Jetzt könnten wir Europäer uns noch wochenlang ausgiebig über den Charakter des frisch wiedergewählten US-Präsidenten auslassen. Ja, der US-Präsident nimmt es mit der Wahrheit nicht sehr genau, er ist auch noch stolz darauf. Und nein, das ist kein Kavaliersdelikt, sondern eine ernst zu nehmende Gefahr für die Glaubwürdigkeit demokratischer Institutionen. Aber es ist völlig irrelevant, wie wir Europäer darüber denken. Niemand interessiert sich dafür, was wir vom Ausgang der US-Wahl halten. Wir stehen nicht auf dem Spielfeld, wir sitzen bestenfalls auf der Tribüne.
Statt sich am wiedergewählten US-Präsidenten abzuarbeiten, sollten wir uns darauf konzentrieren, endlich selbst etwas auf die Reihe zu kriegen. Es liegt nicht an Donald Trump, dass Europa wirtschaftlich immer weiter hinter die USA zurückfällt. Sondern daran, dass wir Europäer unsere Wirtschaft gnadenlos in Grund und Boden regulieren und es nicht schaffen, einen gemeinsamen Kapitalmarkt auf die Beine zu stellen. Europas Wirtschaft ist zu 75 Prozent von Banken finanziert und zu 25 Prozent über den Kapitalmarkt – in den USA ist es genau umgekehrt. Während überregulierte europäische Banken keine Kredite mehr an innovative, riskante Start-ups vergeben dürfen, werden sie in den USA mit privatem Risikokapital überschüttet. Weshalb viele europäische Innovationen in den Vereinigten Staaten umgesetzt werden, während sich Europa in endlosen Debatten und gegenseitigen Schuldzuweisungen verliert.
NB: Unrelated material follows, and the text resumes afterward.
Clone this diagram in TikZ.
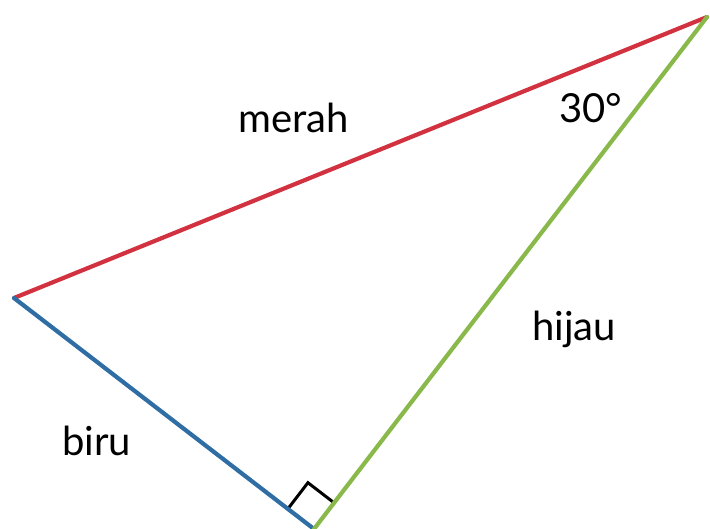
\documentclass[tikz,border=0pt]{standalone}
\usepackage{fontspec}
\setmainfont{Lato}
\usetikzlibrary{calc}
\definecolor{merah}{HTML}{D2323F}
\definecolor{biru}{HTML}{2F6DA5}
\definecolor{hijau}{HTML}{89B94B}
\begin{document}
\begin{tikzpicture}[x=1pt,y=-1pt,line width=4.2pt,line cap=round,
  lbl/.style={anchor=base west,inner sep=0pt,font=\fontsize{40}{44}\selectfont}]
\def\s{33}
\useasboundingbox (0,0) rectangle (710,528);
\coordinate (L) at (14,298);
\coordinate (B) at (314,529);
\coordinate (T) at (707,17);
\coordinate (P1) at ($(B)!\s pt!(L)$);
\coordinate (P2) at ($(B)!\s pt!(T)$);
\draw[line width=3pt,line cap=butt] (P1) -- ($(P1)+(P2)-(B)$) -- (P2);
\draw[merah] (L) -- (T);
\draw[biru] (L) -- (B);
\draw[hijau] (B) -- (T);
\node[lbl] (merah) at (236,132) {merah};
\node[lbl] (sudut) at (557,122) {30°};
\node[lbl] (hijau) at (530,340) {hijau};
\node[lbl] (biru) at (60,455) {biru};
\end{tikzpicture}
\end{document}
Ohne gemeinsamen Kapitalmarkt gibt es keine Zukunft in Wohlstand und sozialen Frieden.
Und ja, Europa droht ein folgenschwerer Handelskrieg mit den USA, der nicht zuletzt die österreichische Exportwirtschaft hart treffen wird. Trump hat angekündigt, bis zu 20 Prozent hohe Zölle auf Einfuhren einzuheben. Der Hang zum Protektionismus ist eine der vielen Schattenseiten des nächsten US-Präsidenten. Das ändert nur nichts daran, dass wir Europäer vor acht Jahren die Möglichkeit hatten, einen Freihandelsvertrag mit den USA abzuschließen. Das wollten wir aber nicht, weil wir lieber den Schauergeschichten manipulativer NGO’s lauschten. Jetzt haben wir alle die Folgen dieser kolossalen Fehlentscheidung zu tragen. Wir Österreicher zählten neben den Deutschen übrigens zu den größten Gegnern eines Freihandelsabkommens mit den Vereinigten Staaten, was uns freilich nicht davon abhält, uns heute als großes Opfer des Protektionisten Donald Trump zu inszenieren.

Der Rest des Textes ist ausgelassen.